I’ve gone where all hipsters have gone before me. And I looked upon it. And I saw it was good.

The apartment search is not just a great reason to whine (as if I needed a reason—hey-o!), it’s also a great reason to see other neighborhoods that I have judged too quickly. It’s funny that even though I’m perfectly aware of it, I still let the judgment seep in. I love my hood on the edge of the East Village and the LES. I have this burning notion that nowhere else in this entire island can be a place I may easily call home. Call it displaced assumptions. It’s ascribing good feelings to a location because of the experience which may have been great in any place, but just because one particular location was in the background fabric of said experience, it takes on responsibility for the good feeling itself. Is it just coincidence that the East Village has been my home for the last four years, being the first place I grew to know after college and by some shift of divine intervention I just accidentally chose the place—and the only place—in the city, or maybe nation, that was perfect for me? Or was it really the case that I made it perfect because it comforted me, induced familiarity and remained constant through jobs, friends, boys and even apartments themselves (all in the same ten block radius)?

It seems obvious, and yet part of my brain refuses to understand. All my friends love their neighborhoods and they live all over the grid. Many in the same areas as their first apartments. Is it then the case that all of us have magically chosen the best places for us or is it that we don’t give ourselves enough credit—that we love what we make ours? The parallel continues: we hold close our hometowns, whether they’re in Ohio or California—both places wrought with bias that may or may not be the case, but home is home and the reason they say there’s no place like it is simply because it’s true. The same can be said for our friends and significant others. How convenient that our best friends just so happen to be the ones that lived on our block in a college dorm, or were the ones who got off the same bus stop in elementary school, or our boyfriends and girlfriends are those that just happen to have worked in the cube next to ours. More likely the case that what brings us all together, connection/significance/love into our lives, is convenience and proximity. I don’t mean to negate growing to care for someone as a friend or more by meaning that romanticism and fate are less than, but it has never felt, to me, that there is just one best friend or fantastic boss or anything else for us—there are relationships that we make our most desirable because of opportunity. Same with ‘needing’ to be downtown, or on the East coast, in LA, in Poland, whatever.

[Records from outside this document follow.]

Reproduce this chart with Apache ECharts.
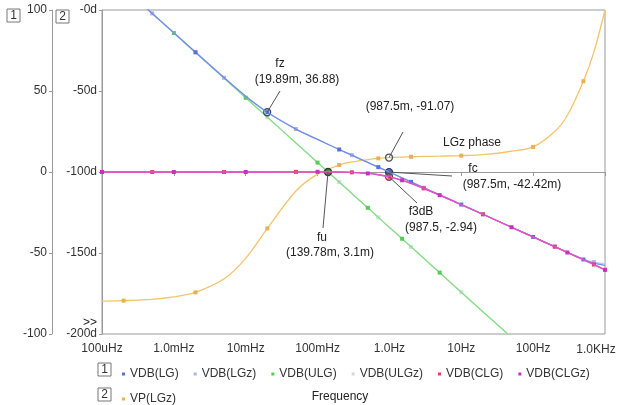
<!DOCTYPE html>
<html><head><meta charset="utf-8">
<script src="https://cdn.jsdelivr.net/npm/echarts@6/dist/echarts.min.js"></script>
<style>html,body{margin:0;padding:0;background:#fff}#c{width:617px;height:405px}</style>
</head><body><div id="c"></div>
<script>
// ---- data ----
const freq = [1e-4,2e-4,5e-4,1e-3,2e-3,5e-3,1e-2,2e-2,5e-2,0.1,0.2,0.3,0.5,0.7,1,1.5,2,3,5,10,20,50,100,200,300,500,700,1000];
const vdbLG   = [125.9,113.8,97.9,85.9,73.9,58.2,46.8,36.9,26.5,20.1,13.9,10.4,5.9,3.0,-0.1,-3.6,-6.1,-9.7,-14.1,-20.1,-26.1,-34.1,-40.1,-46.1,-49.6,-54.0,-56.2,-57.6];
const vdbLGz  = [125.9,113.8,97.9,85.9,73.9,58.2,46.8,36.9,26.5,20.1,13.9,10.4,5.9,3.0,-0.1,-3.6,-6.1,-9.7,-14.1,-20.1,-26.1,-34.1,-40.1,-46.0,-49.4,-53.7,-55.6,-56.6];
const vdbULG  = [125.8,113.8,97.9,85.8,73.8,57.9,45.8,33.8,17.9,5.8,-6.2,-13.3,-22.1,-28.0,-34.2,-41.2,-46.2,-53.3,-62.1,-74.2,-86.2,-102.1,-114.2,-126.2,-133.3,-142.1,-148.0,-154.2];
const vdbULGz = [125.8,113.8,97.9,85.8,73.8,57.9,45.8,33.8,17.9,5.8,-6.2,-13.3,-22.1,-28.0,-34.2,-41.2,-46.2,-53.3,-62.1,-74.2,-86.2,-102.1,-114.2,-126.2,-133.3,-142.1,-148.0,-154.2];
const vdbCLG  = [0,0,0,0,0,0,0,0,0.1,0.1,0,-0.2,-0.9,-1.7,-3.0,-5.1,-7.0,-10.1,-14.3,-20.2,-26.1,-34.1,-40.1,-46.1,-49.7,-54.1,-57.1,-60.4];
const vdbCLGz = [0,0,0,0,0,0,0,0,0.1,0.1,0,-0.2,-0.9,-1.7,-3.0,-5.1,-7.0,-10.1,-14.3,-20.2,-26.1,-34.1,-40.1,-46.1,-49.7,-54.1,-57.1,-60.4];
const vpLGz   = [-179.7,-179.4,-178.6,-177.1,-174.3,-165.9,-153.3,-134.8,-111.7,-101.3,-95.7,-93.8,-92.3,-91.6,-91.1,-90.8,-90.6,-90.4,-90.2,-89.9,-89.3,-87.2,-84.5,-75.0,-65.0,-44.0,-26.0,0];
const xTickLabels = ['100uHz','1.0mHz','10mHz','100mHz','1.0Hz','10Hz','100Hz','1.0KHz'];
const seriesNames = ['VDB(LG)','VDB(LGz)','VDB(ULG)','VDB(ULGz)','VDB(CLG)','VDB(CLGz)','VP(LGz)'];
// cursor readouts
const cursors = {
  fz:   {f: 0.01989, v: 36.88},
  ph:   {f: 0.9875,  v: -91.07},
  fc:   {f: 0.9875,  v: -0.04242},
  f3dB: {f: 0.9875,  v: -2.94},
  fu:   {f: 0.13978, v: 0.0031}
};

const FONT = 'Liberation Sans, Arial, sans-serif';
const colors = ['#6f8fe6','#c6c6f0','#86df86','#dde8dd','#f0607e','#e050d6','#f5c46a'];
const markerColors = ['#5672d8','#b0b0ea','#55cc55','#cfdccf','#e8405e','#c830c0','#e8b050'];

function mk(arr, offset) {
  return freq.map((f, i) => ({
    value: [f, arr[i]],
    symbolSize: (i % 3 === offset) ? 4 : 0
  }));
}
const arrays = [vdbLG, vdbLGz, vdbULG, vdbULGz, vdbCLG, vdbCLGz, vpLGz];
const offsets = [1, 2, 0, 1, 2, 0, 1];
const ring = (c) => ({symbol:'circle', symbolSize:7, itemStyle:{color:'rgba(255,255,255,0)', borderColor:c, borderWidth:1.3}, label:{show:false}});

const series = arrays.map((arr, k) => ({
  name: seriesNames[k], type: 'line', yAxisIndex: k === 6 ? 1 : 0,
  data: mk(arr, offsets[k]), smooth: 0.3, clip: true,
  showSymbol: true, showAllSymbol: true, symbol: 'rect',
  lineStyle: {color: colors[k], width: 1.3},
  itemStyle: {color: markerColors[k]},
  z: [5,4,3,2,6,7,1][k], silent: true, animation: false
}));
series[0].markPoint = Object.assign(ring('#3a4a70'), {data:[
  {coord:[cursors.fz.f, cursors.fz.v]}, {coord:[cursors.fc.f, cursors.fc.v], itemStyle:{color:'rgba(40,50,120,0.6)', borderColor:'#2a3470', borderWidth:1.3}}]});
series[4].markPoint = Object.assign(ring('#704050'), {data:[{coord:[cursors.f3dB.f, cursors.f3dB.v]}]});
series[5].markPoint = Object.assign(ring('#2a4a2a'), {data:[{coord:[cursors.fu.f, cursors.fu.v], itemStyle:{color:'rgba(40,90,40,0.7)', borderColor:'#2a402a', borderWidth:1.3}}]});
series[6].markPoint = Object.assign(ring('#555555'), {data:[{coord:[cursors.ph.f, cursors.ph.v]}]});

const axisGray = '#9a9a9a';
const labelStyle = {color:'#333', fontSize:12, fontFamily:FONT};

const chart = echarts.init(document.getElementById('c'), null, {renderer:'canvas'});
chart.setOption({
  animation: false,
  backgroundColor: '#fff',
  grid: {left:102, right:12, top:10, bottom:71, show:true, borderColor:axisGray, borderWidth:1, backgroundColor:'#fff',
         containLabel:false, outerBoundsMode:'none'},
  xAxis: {
    type:'log', logBase:10, min:1e-4, max:1000,
    axisLine:{show:true, lineStyle:{color:axisGray}},
    axisTick:{show:true, length:4, inside:false, lineStyle:{color:axisGray}},
    minorTick:{show:false}, splitLine:{show:false},
    axisLabel: Object.assign({margin:9, hideOverlap:false,
      formatter: v => { const i = Math.round(Math.log10(v)) + 4; return i === xTickLabels.length - 1 ? '' : (xTickLabels[i] || ''); }}, labelStyle)
  },
  yAxis: [
    {type:'value', position:'left', offset:50, min:-100, max:100, interval:50,
     axisLine:{show:true, onZero:false, lineStyle:{color:axisGray}},
     axisTick:{show:true, length:3, lineStyle:{color:axisGray}}, splitLine:{show:false},
     axisLabel: Object.assign({margin:5}, labelStyle)},
    {type:'value', position:'left', offset:0, min:-200, max:0, interval:50,
     axisLine:{show:true, onZero:false, lineStyle:{color:axisGray}},
     axisTick:{show:true, length:3, lineStyle:{color:axisGray}}, splitLine:{show:false},
     axisLabel: Object.assign({margin:5, formatter: v => (v === 0 ? '-0d' : v + 'd')}, labelStyle)}
  ],
  legend: [
    {data: seriesNames.slice(0,6), left:117, top:363, orient:'horizontal', icon:'rect', itemWidth:3, itemHeight:3, itemGap:15, selectedMode:false,
     textStyle:{color:'#333', fontSize:12, fontFamily:FONT}},
    {data: [seriesNames[6]], left:117, top:388, icon:'rect', itemWidth:3, itemHeight:3, selectedMode:false,
     textStyle:{color:'#333', fontSize:12, fontFamily:FONT}}
  ],
  series: series
});

function box(x, y, t) {
  return {type:'group', children:[
    {type:'rect', shape:{x:x, y:y, width:13, height:13}, style:{fill:'#fff', stroke:'#777', lineWidth:1}},
    {type:'text', x:x+6.5, y:y+7, style:{text:t, fill:'#333', font:'12px '+FONT, align:'center', verticalAlign:'middle'}}
  ]};
}
function txt(x, y, t, align, color) {
  return {type:'text', x:x, y:y, style:{text:t, fill:color||'#222', font:'12px '+FONT, align:align||'center', verticalAlign:'middle'}, z:100};
}
function leader(c, axisIdx, x2, y2) {
  const p = chart.convertToPixel({xAxisIndex:0, yAxisIndex:axisIdx}, [c.f, c.v]);
  return {type:'line', shape:{x1:p[0], y1:p[1], x2:x2, y2:y2}, style:{stroke:'#555', lineWidth:1}, z:99};
}
const lastTick = chart.convertToPixel({xAxisIndex:0}, 1000);

chart.setOption({graphic: [
  box(7, 9, '1'), box(56, 10, '2'),
  box(98, 363, '1'), box(98, 388, '2'),
  txt(90, 323, '>>'),
  txt(lastTick - 9, 350, xTickLabels[xTickLabels.length - 1], 'center', '#333'),
  txt(280, 64, 'fz'), txt(297, 80, '(19.89m, 36.88)'),
  leader(cursors.fz, 0, 280, 91),
  txt(410, 107, '(987.5m, -91.07)'),
  leader(cursors.ph, 1, 403, 132),
  txt(472, 143, 'LGz phase'),
  txt(473, 169, 'fc'), txt(512, 185, '(987.5m, -42.42m)'),
  leader(cursors.fc, 0, 452, 176),
  txt(421, 212, 'f3dB'), txt(441, 228, '(987.5, -2.94)'),
  leader(cursors.f3dB, 0, 417, 203),
  txt(322, 238, 'fu'), txt(330, 253, '(139.78m, 3.1m)'),
  leader(cursors.fu, 0, 323, 228),
  txt(340, 397, 'Frequency')
]});
</script></body></html>
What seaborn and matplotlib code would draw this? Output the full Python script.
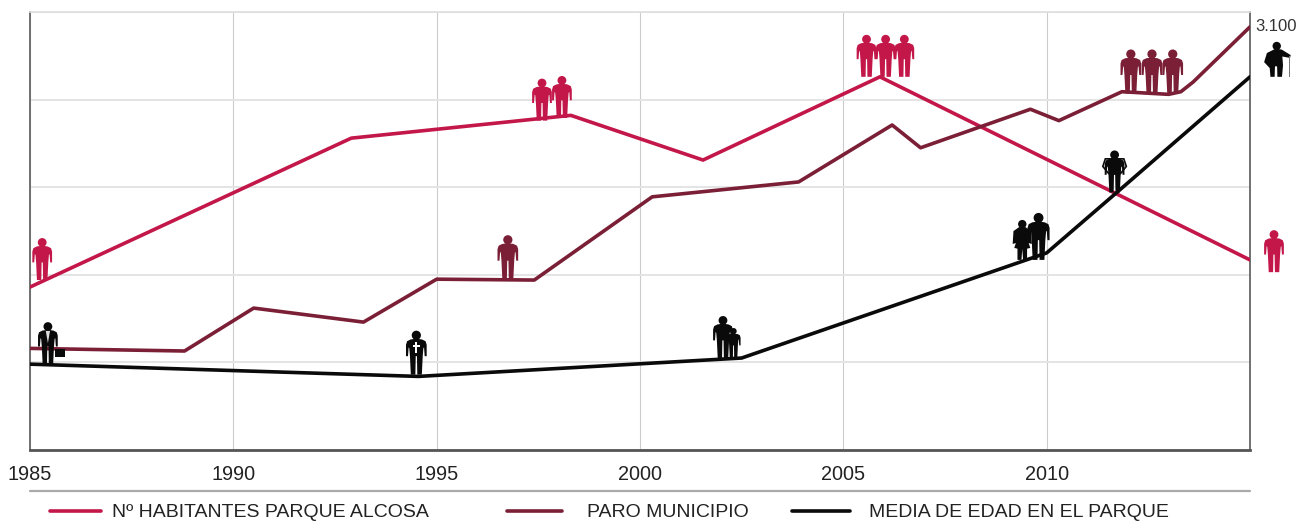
import numpy as np
import pandas as pd
import seaborn as sns
import matplotlib
matplotlib.use("Agg")
import matplotlib.pyplot as plt
from matplotlib.lines import Line2D
from matplotlib.patches import Circle, Polygon, Rectangle
from matplotlib.transforms import Affine2D

RED, WINE, BLACK = "#c3174a", "#7b1f36", "#0a0a0a"
names = ["Nº HABITANTES PARQUE ALCOSA", "PARO MUNICIPIO", "MEDIA DE EDAD EN EL PARQUE"]

red_years = [1985, 1992.9, 1998.3, 2001.55, 2005.9, 2015]
red_vals = [1.86, 3.56, 3.82, 3.31, 4.26, 2.17]
wine_years = [1985, 1988.8, 1990.5, 1993.2, 1995, 1997.4, 2000.3, 2003.9, 2006.2, 2006.9,
              2009.6, 2010.3, 2011.85, 2013, 2013.3, 2013.6, 2015]
wine_vals = [1.16, 1.13, 1.62, 1.46, 1.95, 1.94, 2.89, 3.06, 3.71, 3.45,
             3.89, 3.76, 4.09, 4.06, 4.09, 4.2, 4.83]
black_years = [1985, 1994.55, 2002.5, 2010, 2011.7, 2015]
black_vals = [0.98, 0.84, 1.05, 2.25, 2.93, 4.26]

x_ticks = [1985, 1990, 1995, 2000, 2005, 2010]
y_ticks = [0, 1, 2, 3, 4, 5]
end_label = "3.100"

red_icon_x = [1985.3, 1997.59, 1998.08, 2005.57, 2006.04, 2006.5, 2015.59]
red_icon_y = [1.94, 3.76, 3.79, 4.26, 4.26, 4.26, 2.03]
wine_icon_x = [1996.75, 2012.07, 2012.59, 2013.1]
wine_icon_y = [1.95, 4.07, 4.07, 4.07]
black_icon_x = [1985.44, 1994.5, 2002.04, 2002.3, 2009.4, 2009.8, 2011.67, 2015.64]
black_icon_y = [0.98, 0.86, 1.05, 1.05, 2.17, 2.17, 2.94, 4.26]
black_icon_kind = ["suit", "cross", "man", "child", "woman", "tall", "wide", "old"]

df = pd.concat([
    pd.DataFrame({"year": red_years, "value": red_vals, "serie": names[0]}),
    pd.DataFrame({"year": wine_years, "value": wine_vals, "serie": names[1]}),
    pd.DataFrame({"year": black_years, "value": black_vals, "serie": names[2]}),
])

sns.set_theme(style="white")
plt.rcParams["font.family"] = ["Liberation Sans", "DejaVu Sans"]
W, H = 1297, 523
fig = plt.figure(figsize=(W / 100, H / 100), dpi=100, facecolor="white")
ax = fig.add_axes([30 / W, 1 - 450 / H, 1220 / W, 438 / H])

sns.lineplot(data=df, x="year", y="value", hue="serie", hue_order=names, sort=False,
             estimator=None, palette=[RED, WINE, BLACK], lw=2.6, ax=ax, legend=False, zorder=3)
ax.set_xlim(1985, 2015)
ax.set_ylim(0, 5)
ax.set_xlabel("")
ax.set_ylabel("")
ax.set_xticks(x_ticks)
ax.set_yticks(y_ticks)
ax.set_yticklabels([])
ax.tick_params(axis="x", length=0, pad=11, labelsize=14.3, labelcolor="#222222")
ax.tick_params(axis="y", length=0)
ax.grid(True, axis="y", color="#e4e4e4", lw=1.4)
ax.grid(True, axis="x", color="#cccccc", lw=0.8)
ax.set_axisbelow(True)
for s, c, w in [("left", "#666666", 1.3), ("right", "#666666", 1.3), ("bottom", "#555555", 2.0), ("top", "#dedede", 1.2)]:
    ax.spines[s].set_visible(True)
    ax.spines[s].set_color(c)
    ax.spines[s].set_linewidth(w)

half = [(0.02, 0.815), (0.13, 0.80), (0.21, 0.76), (0.235, 0.68), (0.235, 0.42), (0.19, 0.42),
        (0.175, 0.62), (0.16, 0.6), (0.145, 0.42), (0.125, 0.0), (0.022, 0.0), (0.014, 0.42)]
BODY = half + [(-x, y) for x, y in reversed(half)]


def icon(x, y, color, kind="man", size=42):
    px, py = ax.transData.transform((x, y))
    tr = Affine2D().scale(size).translate(px, py)
    head = Circle((0, 0.895), 0.105, fc=color, ec="none")
    if kind == "old":
        body = [(-0.02, 0.8), (0.16, 0.78), (0.42, 0.62), (0.4, 0.54), (0.18, 0.58), (0.2, 0.33),
                (0.17, 0.0), (0.04, 0.0), (0.03, 0.3), (-0.03, 0.3), (-0.04, 0.0), (-0.16, 0.0),
                (-0.18, 0.25), (-0.34, 0.42), (-0.26, 0.68)]
        parts = [Polygon(body, fc=color, ec="none"), Circle((0.02, 0.88), 0.12, fc=color, ec="none"),
                 Rectangle((0.37, 0.0), 0.035, 0.6, fc="#777777", ec="none")]
    elif kind == "woman":
        body = [(-0.08, 0.82), (0.08, 0.82), (0.22, 0.72), (0.24, 0.4), (0.16, 0.42), (0.2, 0.3),
                (0.12, 0.28), (0.12, 0.0), (0.02, 0.0), (0.0, 0.28), (-0.02, 0.0), (-0.12, 0.0), (-0.12, 0.28),
                (-0.2, 0.3), (-0.16, 0.42), (-0.24, 0.4), (-0.22, 0.72)]
        parts = [Polygon(body, fc=color, ec="none"), head]
    elif kind == "wide":
        parts = [Polygon(BODY, fc=color, ec="none"), head,
                 Polygon([(-0.22, 0.8), (0.22, 0.8), (0.28, 0.62), (0.14, 0.45), (-0.14, 0.45), (-0.28, 0.62)],
                         fc="none", ec=color, lw=1.2)]
    else:
        parts = [Polygon(BODY, fc=color, ec="none"), head]
        if kind == "suit":
            parts += [Polygon([(-0.05, 0.79), (0.05, 0.79), (0.0, 0.5)], fc="#dddddd", ec="none"),
                      Rectangle((0.17, 0.16), 0.24, 0.2, fc=color, ec="none")]
        if kind == "cross":
            parts += [Rectangle((-0.02, 0.5), 0.04, 0.25, fc="white", ec="none"),
                      Rectangle((-0.08, 0.63), 0.16, 0.035, fc="white", ec="none")]
    for p in parts:
        p.set_transform(tr)
        p.set_clip_on(False)
        p.set_zorder(4)
        ax.add_artist(p)


fig.canvas.draw()
for x, y in zip(red_icon_x, red_icon_y):
    icon(x, y, RED)
for x, y in zip(wine_icon_x, wine_icon_y):
    icon(x, y, WINE, size=44)
for x, y, k in zip(black_icon_x, black_icon_y, black_icon_kind):
    size = {"child": 30, "tall": 47, "woman": 40, "old": 35, "cross": 44}.get(k, 42)
    icon(x, y, BLACK, "man" if k in ("child", "tall") else k, size)

ax.annotate(end_label, (2015, wine_vals[-1]), xytext=(3.5, 0), textcoords="offset points",
            va="center", ha="left", fontsize=12, color="#333333", annotation_clip=False)

fig.add_artist(Line2D([30 / W, 1250 / W], [1 - 491 / H] * 2, color="#aaaaaa", lw=1.6))

legend_px = [(50, 101, 112), (507, 562, 587), (792, 850, 869)]
for name, col, (a, b, t) in zip(names, [RED, WINE, BLACK], legend_px):
    fig.add_artist(Line2D([a / W, b / W], [1 - 511 / H] * 2, color=col, lw=2.6))
    fig.text(t / W, 1 - 512.5 / H, name, fontsize=14, color="#222222", va="center", ha="left")

fig.savefig("out.png", dpi=100, facecolor="white")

So I’m trying to open my eyes, as this next year is an opportunity. Of course, everything in teensy steps. I saw an apartment in Williamsburg, and liked it. I walked around the area, and liked it. Some may say it’s just an extension of where I am right now, and some would be right. Yet, let’s stay positive because oftentimes that’s all we’ve got. As I see it, this is a step forward. I can see myself somewhere else, beyond the imaginary borders of today. Now I’ve got one year from this moment to turn that small step into the giant leap of Hawaii. One thing at a time…

What do you love about your neighborhood, wherever you are?

9 comments:

Laura said...

Maybe I missed this but are you going to grad school in the city or did you put grad school on hold?

Anonymous said...

Hi Laura--
Grad school is on hold for a year so I am staying in the city.

I hope to enroll in the Fall of 2008.

Thanks!
k

Anonymous said...

I've disliked my neighborhood since Colombian hitmen shot and killed their one-legged, drug-peddling, Peruvian competition in broad daylight last November. It makes me long for the days of early morning, masturbating Peeping Toms that Chelsea had to offer.

Anonymous said...

i've lived in williamsburg, and loved it. most recently i live in greenpoint, a bit north of williamsburg, and love it even more, because i can afford actual space...and i can have dinner parties without people eating on their laps. i love love love it. (brooklyn aint so bad, you should move there!)

Anonymous said...

Why I Love My Neighborhood on a USMC base:

- They mow the lawn for me
- I have a lawn
- I get saluted going home
- I know my neighbors
- Men with hard bodies in uniform
- And coming soon...MY man in uniform

Wait - you weren't talking just about NYC were you? Hmmm, then sory, can't relate.

k said...

i live on the upper east side, and sometimes wish i lived in the east village, but i think the UES (in some parts) has great things to offer. you will still be able to get to your old 'hood easily, by bus, subway, or cab. the rent is somewhat affordable east of 2nd avenue, and you'll be near central park and carl schulz park. the bars can be fratty but auction house and david copperfield's are both relaxed...and again, you can go back to your old stomping grounds easily.

what i love about the upper east side is uva (a cute wine bar, perfect for fun times with girlfriends), david copperfield's (beer bar, many different kinds, never packed), tin lizzie (always people dancing, even if they might be sketchy), auction house (nice lounge of a bar), among other things. the parks, the used bookstore underneath the library on york at 78th. walking at night and seeing other random people like me walking too. having the streets never be too crowded, never experiencing a midtown feel in my neighborhood. having my friends nearby.

i moved here because i work nearby and a few friends already lived here. and because it was the best apt i could get for what i could afford 2 years ago. i'm re-signing my lease for another two years, planning on sticking it out. good luck with the hunt!

Anonymous said...

Guess the Mortimer!

C-47 said...

i hate my neighborhood.

here is why.

i live in a large artist loft.

it is full of jerkoff kids.

they let their dogs crap on the roof (its your roof jerkoff!!)

they break beer bottles in their hallway (read above parentheses, replace roof with hallway)

they practice drums they cant play at 4am on a tuesday. (i promise you will never make it in a band, ever)

they whine HORRENDOUS hipster songs of the most non virile variety at said hours. (your song sucks, shut up, go to bed)

my walls are thin, I hear them whining to their parents cause they cut off the credit card.

i work. so very hard. i need sleep. i yell. i am twenty six years old (dont get me wrong i love beer and freaking out, grabbin asses and such but man... its tuesday and you have neighbors...) this building has made me a crotchety old man.

if they could carpet bomb all the skinny pant legged sections of what once used to be a nice neighborhood id be down.

i move to a brownstone in bed-stuy end of the month. how excited? pants just flew off. that excited.

emma wilkerson said...

i'm in cobble hill, and like most others, i love my neighborhood. it's more family than hipster, but i suppose that suits me. i always feel just a tad out of place in williamsburg. i'm not quite of the "too cool for school" mentality. my friends say i fit in just fine. it's hip to be unhip in williamsburg.